Our ability to believe in these words of Jesus is hampered by our difficulty in believing that God accepts us unconditionally
All of us have wounds of love. All of us have been traumatised in our relationships. We have grave difficulties receiving affection and in considering ourselves to be completely accepted by others. These wounds hamper our ability to grasp the notion that the ultimate action of God towards us is one of  unconditional acceptance, an acceptance that asks only to be believed.

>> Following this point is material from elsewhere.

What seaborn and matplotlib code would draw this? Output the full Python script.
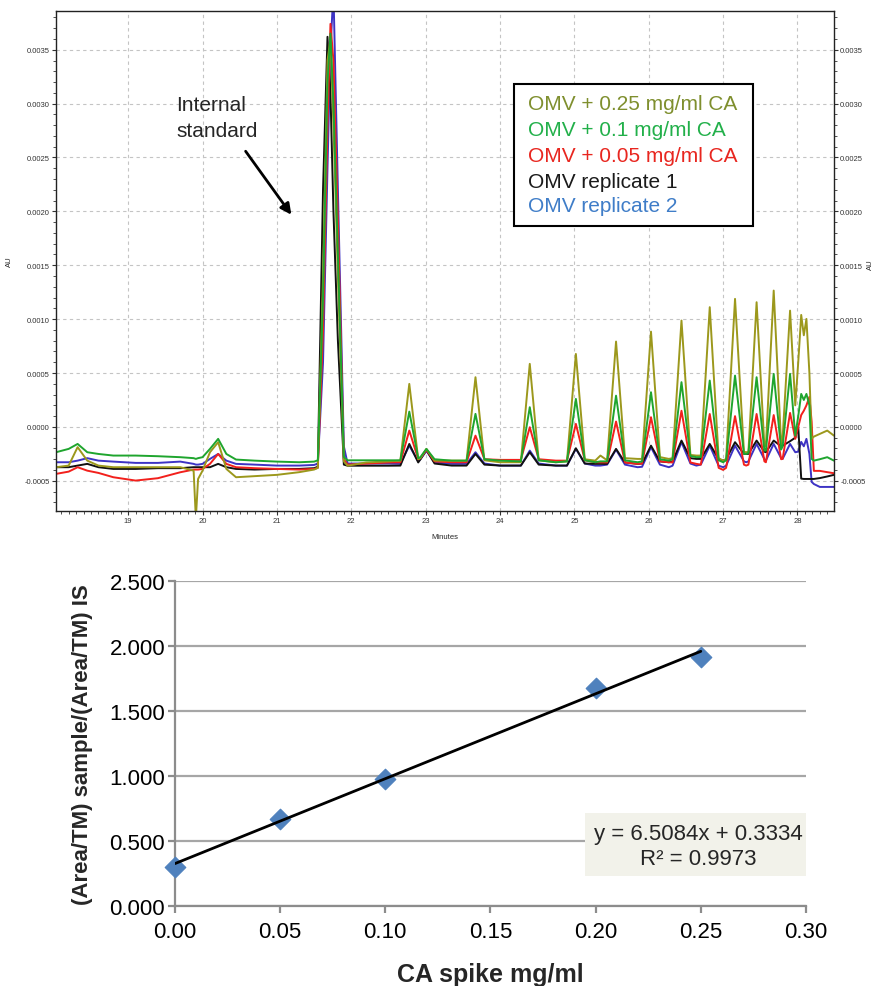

"He who eats my flesh and drinks my blood lives for me". Certainly! Just as a child believes simply in the unconditional love of his parents for him, so we too must cling to the love of God for us and believe in it without qualifying it. These words of Jesus are not difficult but scandalously simple! The problem is not understanding them but believing in them, and Jesus entreats his listeners to believe in him. Why is it so difficult for us to believe these words? All of us latently believe that God really wants us to be food for him. We believe that God created us so that we would serve him. We think of God as being a source of authority and power who in the end requires that we do certain things for him. We go to church and listen to the Scriptures, and we constantly think, "When is the payback? What is it that I have to do to get the benefits from God that I want?" But in this Gospel passage Jesus is telling us that there is no payback! He places himself at our complete disposal and asks nothing except that we believe. We are not God's food, he is ours. Jesus has become our servant. He has died so that we can have life. This passage calls us to live with Christ without feeling that we are constantly under scrutiny, feeling that we are insufficient and unacceptable to the Lord. There is someone who loves us simply because we are, not because of how we are.

We have a choice: we can murmur against these words of Jesus and say they are absurd; or we can believe that God give's himself to us totally regardless of our actions
To refuse this love is the most foolish thing we can do. In last week's Gospel we read how the people murmured against these sayings of Jesus, closing themselves in the narrow confines of their own intellects that could not comprehend love of this sort. Instead of murmuring against Jesus' words, we must head in the opposite direction - towards the clamorous, unexpected, scandalous love of God for us. God does not keep an account of our actions, holding back his love until the account is in his favour. God is father, a father without limits, and Jesus is our servant.